A certified public accountant recently told me how happy she was that her company retained a lot of electronic mail. Her company is a small contractor for the department of defense.
Auditors from the department of defense arrived unexpectedly. They wanted to review records from eight years ago. The company did not retain the specific records that the auditors want to see. It is not unusual for a company to fail to keep very specific records in a shoe box - for eight years.
Email Contains Detail
However, this company did have a lot of electronic mail. It dated back more than eight years. Electronic mail is extremely valuable. It is the daily diary of the modern enterprise. It contains great detail about exactly what people were doing and exactly when they were doing it.
Therefore, this certified public accountant was able to satisfy the auditors by showing them all the detail in the electronic mail. The electronic mail contained documents. It showed a beautiful chronology of events connected with the project under audit. It showed who worked on the project. It showed how they did the work. It showed how they discussed the work. It showed the milestones in the work. It showed how people corrected their mistakes as they went along.
Company Passed the Audit!
The auditors were happy. They could see with great specificity that the work had been performed correctly eight years ago. They did not need to see the records they had originally asked for. The electronic mail was more than good enough.
Demands for Records Can Be Unexpected
In our modern age, there may be many demands for records. Those demands can come from auditors, from a courtroom subpoena or from a discovery request in a lawsuit. It is difficult for any firm to predict who will demand records and which records will be demanded.
If a firm is retaining electronic mail (of important people) in a centralized archive, it is very likely retaining key records that will satisfy many legal/financial demands.
Even though the firm may not have all of the precise records demanded by law, it can show legal authorities that it has acted in good faith. It has retained excellent records of great detail that can easily be searched.
Good Email Archives Can Prevent Demands for Deeper Search
The firm can argue to legal authorities that it should not be expected to undertake the expense of finding records beyond its electronic mail archive. It can argue that searching through the archive is reasonable; it can argue that anything beyond that is too expensive and unreasonable.

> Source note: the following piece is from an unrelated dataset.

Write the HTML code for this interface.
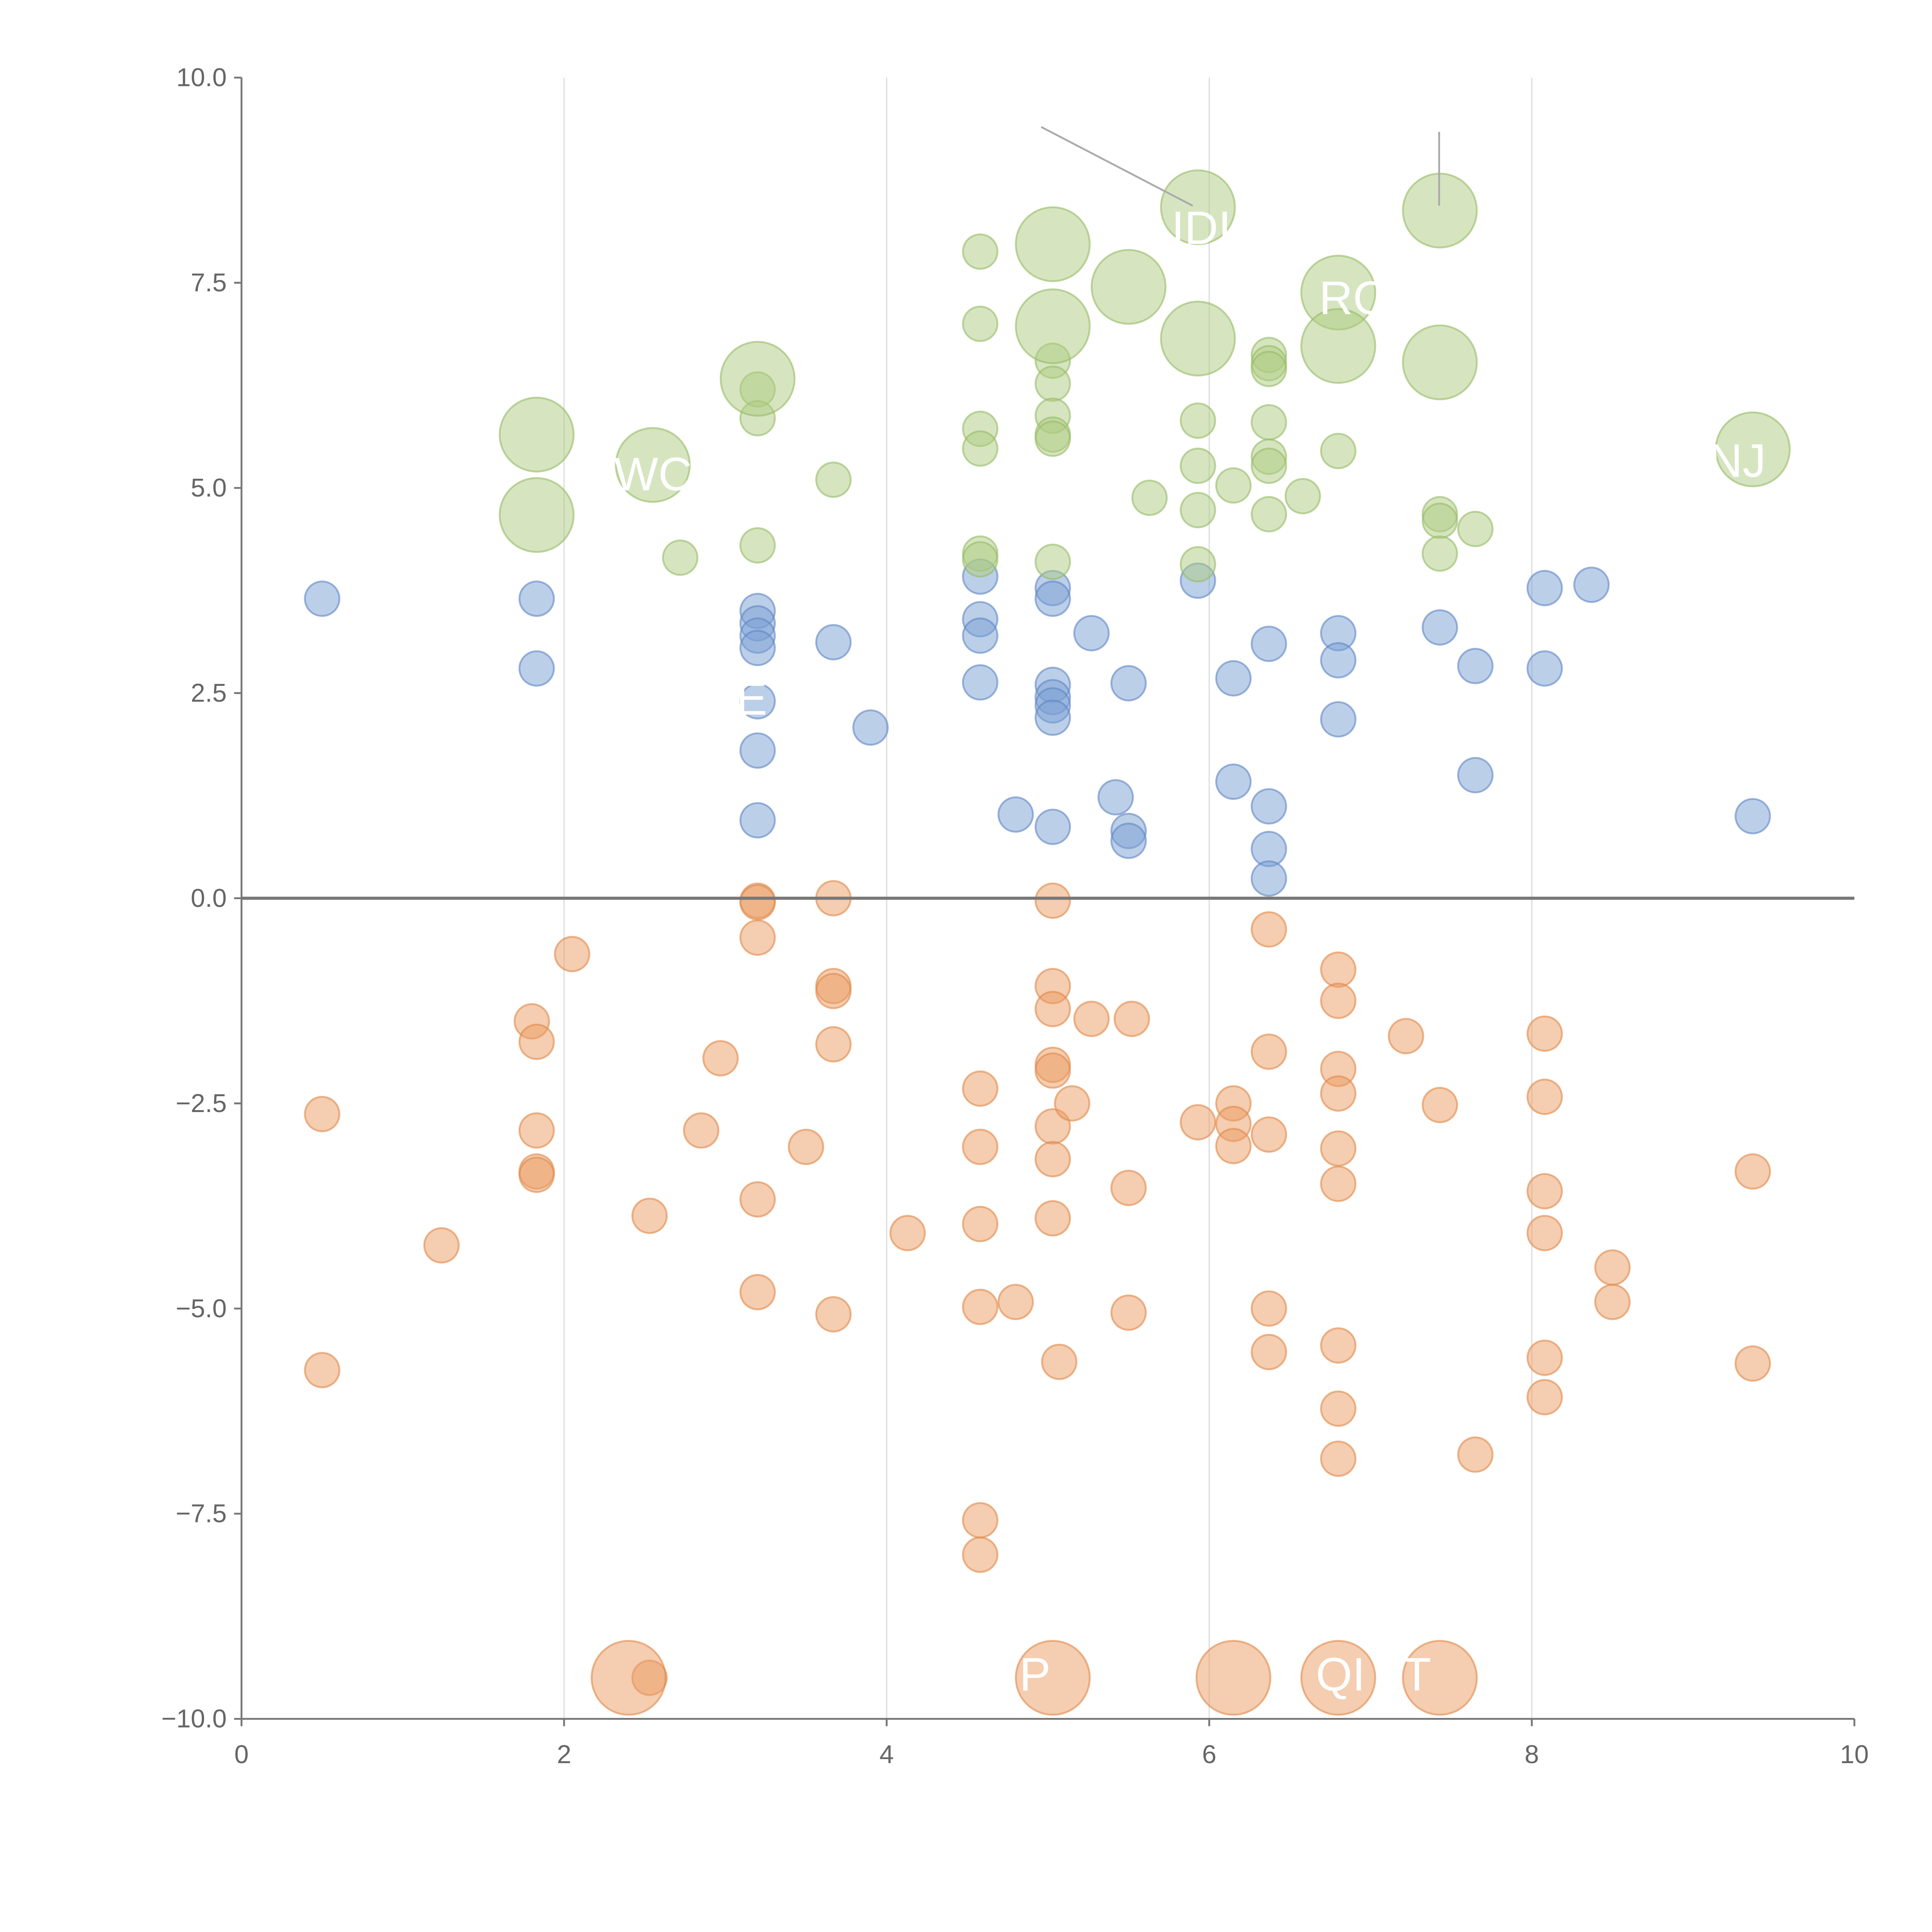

Although some professionals prefer destroying electronic mail quickly, they often fail to understand archived electronic mail is an asset that can be used to satisfy a wide range of legal, financial and operational demands. This asset can be used to avoid expensive searches for records in and diverse places, such as hard drives, mobile phones and backup tapes.
Good Archives Protect Against Liability
Furthermore, this asset can be used to reduce liability. It can be used to show that – even though sometimes people make mistakes – on balance the firm and its employees were behaving responsibly in any given situation.